Un buen reloj para causar buena impresión. Una obra de arte para apantallar. Un coche para aparentar. Mensajes cosméticos. El maquillaje de la apariencia que busca ocultar imperfecciones anímicas y complejos de inferioridad en un mundo deslumbrado por el narcotizante capitalismo de humanizado.

 

El de la apariencia como mensaje seductor es un fenómeno cada vez más evidente en un mundo donde la impresión tiene cada vez más valor para las personas. En un mundo donde pareciese que solo hay una consigna: Acumular dinero para ser rico sin importar los cómos.

 

Un mundo donde se está descuidando un principio fundamental: La riqueza no la da el dinero. Se puede tener dinero pero ser pobre. Ser millonario y ser señalado como corrupto o delincuente. Ser acaudalado pero carecer de reputación, aceptación, categoría y de respeto.

 

Ahora bien, se puede ser millonario y ser rico. Trabajar en una actividad lícita y con impacto social positivo, contar con tiempo para la familia, tener tiempo para hacer ejercicio y cultivar buenos hábitos, disfrutar de manifestaciones artísticas, comer bien, viajar… desarrollar esa sensación de sentirse realizado y pleno.

 

Pero también se puede tener riqueza y no tener dinero de sobra.

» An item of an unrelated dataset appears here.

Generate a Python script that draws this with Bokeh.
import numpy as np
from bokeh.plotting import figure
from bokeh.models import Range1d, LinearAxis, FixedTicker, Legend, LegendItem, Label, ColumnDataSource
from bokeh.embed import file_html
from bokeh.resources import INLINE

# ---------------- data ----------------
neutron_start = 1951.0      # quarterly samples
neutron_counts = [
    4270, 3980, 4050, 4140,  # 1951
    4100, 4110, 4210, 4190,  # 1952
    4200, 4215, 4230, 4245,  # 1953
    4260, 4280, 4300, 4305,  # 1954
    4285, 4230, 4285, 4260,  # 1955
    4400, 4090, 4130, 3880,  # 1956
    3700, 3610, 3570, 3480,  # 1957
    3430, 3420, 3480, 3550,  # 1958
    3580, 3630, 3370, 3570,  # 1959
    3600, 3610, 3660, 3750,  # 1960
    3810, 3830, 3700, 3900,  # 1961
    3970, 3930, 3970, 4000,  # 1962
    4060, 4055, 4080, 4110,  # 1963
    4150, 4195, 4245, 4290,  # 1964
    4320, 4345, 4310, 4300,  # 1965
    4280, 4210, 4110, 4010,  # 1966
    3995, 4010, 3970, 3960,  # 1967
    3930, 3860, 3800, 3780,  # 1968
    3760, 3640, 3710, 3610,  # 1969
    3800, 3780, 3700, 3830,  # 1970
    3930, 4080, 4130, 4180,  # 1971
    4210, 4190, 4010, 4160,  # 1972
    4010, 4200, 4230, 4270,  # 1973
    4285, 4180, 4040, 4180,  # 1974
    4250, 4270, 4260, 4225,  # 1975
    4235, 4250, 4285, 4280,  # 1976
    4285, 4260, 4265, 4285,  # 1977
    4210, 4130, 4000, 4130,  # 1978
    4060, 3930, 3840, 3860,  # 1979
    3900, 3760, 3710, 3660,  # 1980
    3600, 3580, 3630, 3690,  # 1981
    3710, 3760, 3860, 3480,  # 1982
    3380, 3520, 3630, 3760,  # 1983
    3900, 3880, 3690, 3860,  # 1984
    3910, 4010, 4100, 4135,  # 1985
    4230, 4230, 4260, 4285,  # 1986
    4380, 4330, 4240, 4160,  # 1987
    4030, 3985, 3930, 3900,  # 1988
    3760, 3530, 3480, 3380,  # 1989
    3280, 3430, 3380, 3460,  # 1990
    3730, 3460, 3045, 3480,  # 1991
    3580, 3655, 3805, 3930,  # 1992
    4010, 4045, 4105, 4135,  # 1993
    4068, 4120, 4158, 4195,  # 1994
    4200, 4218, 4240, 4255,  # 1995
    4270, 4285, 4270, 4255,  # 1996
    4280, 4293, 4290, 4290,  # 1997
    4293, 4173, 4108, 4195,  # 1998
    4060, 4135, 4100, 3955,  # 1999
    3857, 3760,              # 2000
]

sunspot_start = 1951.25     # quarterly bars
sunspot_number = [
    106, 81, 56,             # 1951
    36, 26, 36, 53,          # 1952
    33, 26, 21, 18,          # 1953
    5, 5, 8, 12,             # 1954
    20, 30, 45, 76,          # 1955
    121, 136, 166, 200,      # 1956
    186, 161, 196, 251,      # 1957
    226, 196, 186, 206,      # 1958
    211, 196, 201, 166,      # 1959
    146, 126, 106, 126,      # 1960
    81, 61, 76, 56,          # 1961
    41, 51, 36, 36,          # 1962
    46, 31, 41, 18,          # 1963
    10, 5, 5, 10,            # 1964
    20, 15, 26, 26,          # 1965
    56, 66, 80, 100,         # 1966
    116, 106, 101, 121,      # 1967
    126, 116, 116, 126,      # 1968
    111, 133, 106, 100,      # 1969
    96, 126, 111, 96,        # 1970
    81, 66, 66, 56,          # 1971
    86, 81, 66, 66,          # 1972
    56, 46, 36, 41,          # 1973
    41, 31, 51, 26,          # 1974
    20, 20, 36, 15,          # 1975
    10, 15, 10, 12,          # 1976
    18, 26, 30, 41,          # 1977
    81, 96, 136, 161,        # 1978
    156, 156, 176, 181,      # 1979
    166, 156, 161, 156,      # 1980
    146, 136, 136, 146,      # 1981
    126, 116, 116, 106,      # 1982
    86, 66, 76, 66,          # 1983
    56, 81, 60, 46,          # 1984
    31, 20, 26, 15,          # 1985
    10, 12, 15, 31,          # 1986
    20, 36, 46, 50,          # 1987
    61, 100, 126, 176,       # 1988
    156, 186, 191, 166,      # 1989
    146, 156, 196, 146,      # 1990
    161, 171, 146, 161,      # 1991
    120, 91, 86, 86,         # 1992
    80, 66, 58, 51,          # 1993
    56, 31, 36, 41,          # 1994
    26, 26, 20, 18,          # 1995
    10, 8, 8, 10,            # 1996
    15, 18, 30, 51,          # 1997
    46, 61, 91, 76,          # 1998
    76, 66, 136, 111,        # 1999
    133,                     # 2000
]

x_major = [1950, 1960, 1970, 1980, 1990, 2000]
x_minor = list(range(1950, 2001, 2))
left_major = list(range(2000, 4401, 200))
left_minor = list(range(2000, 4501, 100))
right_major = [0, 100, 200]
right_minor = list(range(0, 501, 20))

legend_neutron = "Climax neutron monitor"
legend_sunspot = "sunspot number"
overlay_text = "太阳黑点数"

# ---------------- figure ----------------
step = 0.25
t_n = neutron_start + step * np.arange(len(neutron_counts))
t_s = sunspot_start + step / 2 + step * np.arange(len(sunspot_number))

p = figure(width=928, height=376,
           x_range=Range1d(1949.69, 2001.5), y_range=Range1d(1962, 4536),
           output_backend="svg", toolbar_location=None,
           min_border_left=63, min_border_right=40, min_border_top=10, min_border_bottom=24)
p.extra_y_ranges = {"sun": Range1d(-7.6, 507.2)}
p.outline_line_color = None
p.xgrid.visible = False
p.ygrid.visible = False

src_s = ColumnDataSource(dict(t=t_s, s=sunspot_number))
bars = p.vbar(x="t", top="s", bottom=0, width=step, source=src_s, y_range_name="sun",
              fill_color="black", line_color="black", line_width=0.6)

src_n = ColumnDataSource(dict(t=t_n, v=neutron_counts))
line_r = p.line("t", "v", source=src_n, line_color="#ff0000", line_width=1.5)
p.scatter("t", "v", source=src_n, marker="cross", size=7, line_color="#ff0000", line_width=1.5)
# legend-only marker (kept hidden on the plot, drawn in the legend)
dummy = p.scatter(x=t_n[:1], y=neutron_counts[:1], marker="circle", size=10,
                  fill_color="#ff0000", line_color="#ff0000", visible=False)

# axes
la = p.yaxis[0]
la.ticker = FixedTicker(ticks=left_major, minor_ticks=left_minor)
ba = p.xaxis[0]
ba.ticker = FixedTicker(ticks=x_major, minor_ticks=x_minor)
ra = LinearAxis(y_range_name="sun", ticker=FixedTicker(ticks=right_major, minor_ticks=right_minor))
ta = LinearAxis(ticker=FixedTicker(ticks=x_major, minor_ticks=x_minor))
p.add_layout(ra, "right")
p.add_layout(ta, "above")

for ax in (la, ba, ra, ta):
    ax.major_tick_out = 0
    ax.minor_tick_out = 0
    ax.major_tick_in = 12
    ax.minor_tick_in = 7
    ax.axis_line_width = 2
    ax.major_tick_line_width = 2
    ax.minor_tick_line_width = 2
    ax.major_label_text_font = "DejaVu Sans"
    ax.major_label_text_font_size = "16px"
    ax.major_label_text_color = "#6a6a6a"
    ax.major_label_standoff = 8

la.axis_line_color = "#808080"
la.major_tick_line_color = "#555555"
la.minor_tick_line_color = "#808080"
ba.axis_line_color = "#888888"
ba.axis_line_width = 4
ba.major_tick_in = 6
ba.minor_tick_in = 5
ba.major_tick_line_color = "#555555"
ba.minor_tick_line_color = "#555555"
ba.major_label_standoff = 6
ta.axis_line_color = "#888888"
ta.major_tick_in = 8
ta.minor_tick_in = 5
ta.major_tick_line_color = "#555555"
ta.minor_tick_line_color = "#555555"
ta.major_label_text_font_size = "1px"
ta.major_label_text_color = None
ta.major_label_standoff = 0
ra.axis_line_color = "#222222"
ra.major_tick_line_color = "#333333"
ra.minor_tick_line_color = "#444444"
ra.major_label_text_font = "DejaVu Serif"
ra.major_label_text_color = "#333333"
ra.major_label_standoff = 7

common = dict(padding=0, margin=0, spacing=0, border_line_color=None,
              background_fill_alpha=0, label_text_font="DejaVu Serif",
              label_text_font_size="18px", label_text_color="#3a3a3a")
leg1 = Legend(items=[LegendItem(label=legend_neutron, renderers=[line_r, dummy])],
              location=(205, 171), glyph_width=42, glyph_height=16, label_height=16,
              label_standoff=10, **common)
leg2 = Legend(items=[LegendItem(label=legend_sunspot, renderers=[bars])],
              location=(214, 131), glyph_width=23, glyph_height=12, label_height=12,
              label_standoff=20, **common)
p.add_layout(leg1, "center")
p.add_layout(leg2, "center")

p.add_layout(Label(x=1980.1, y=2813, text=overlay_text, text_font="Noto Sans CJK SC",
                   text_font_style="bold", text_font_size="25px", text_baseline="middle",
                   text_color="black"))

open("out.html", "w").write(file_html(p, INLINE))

Trabajar Para vivir, siendo solidario, siendo creativo para mejorar el entorno de vida y en términos generales sintiéndose feliz con la vida y con lo conseguido.

 

En cualquier caso la verdadera riqueza radica en sentirse feliz. Tener el ánimo resuelto. Estar en alineación perfecta con la vida. El dinero, ese llega por decantación con una actitud positiva.

 

Cualquier persona que trabaja en una actividad que ama, no trabaja, disfruta lo que hace. Se divierte produciendo. Una persona apasionada en su trabajo es creativa, inventa e innova: Crea mejores o nuevas formas de hacer las cosas.

 

Hoy en día pareciera que los jóvenes van a la universidad a aprender argumentos para ganar dinero. Los mueve la promesa de lograr el éxito a partir de un título profesional, no el interés de descubrir el secreto para sentirse en alineación perfecta con la vida.

 

Las universidades -en su mayoría no todas- siguen creando empleados. No ejercitan ni fomentan el espíritu empresarial.

 

Hace poco alguien me preguntaba: ¿Y qué pasaría si todos los estudiantes fueran empresarios? En ese supuesto extremo, pues seríamos un país exportador de talento empresarial generador de empleo en el mundo.

 

Pero como divagar en ese polo de la fantasía resulta ocioso, resultaría reconfortante que las instituciones de educación superior lograran identificar un solo talento emprendedor por aula, uno nada más en cada grado, para impulsarlo, formarlo y apoyarlo.

 

Ese talento potencialmente podría crear en el mediano plazo tantas plazas de empleo como el número de alumnos de su universidad.

 

Seguir formando cuadros profesionales que aspiran, a partir de una promesa fantasiosa vendida por las universidades, es formar gente adoradora de las apariencias, de ese cosmético que suele ocultar frustraciones, complejos, incompetencias.

 

Las apariencias hipnotizan a mentes débiles, a mentes con bajo nivel de escolaridad. La lógica es, para ponerlo en términos gráficos, ‘si mi tío Juan de Tamaulipas, Sinaloa, Michoacán… trae camionetas de lujo, celular de lujo, relojes de lujo, propiedades de lujo, mujeres, restaurantes de lujo, viajes de lujo… quiero ser como él, hacer lo mismo que él sea lo que sea’.

 

En esa lógica simplista que deja de lado, evidentemente, muchos aspectos de sicología y fenómenos sociales, se puede identificar a diversos ‘empresarios’ cuyos giros ilegales inspiran y detonan los sueños de los más jóvenes, de ellos que parece están dispuestos a hacer lo que sea por hacer suyos los ‘valores’ ficticios asociados a la apariencia que comunica el ‘tío Juan’.

 

Mientras existan políticos que sigan operando en función de sus intereses personales y de los vinculados a sus partidos políticos y los ciudadanos sigamos siendo cómplices de los primeros al no exigirles rendición de cuentas y soportarlos en sus cargos, México seguirá siendo presa, entre muchas otras cosas, de los costos del éxito de la apariencia.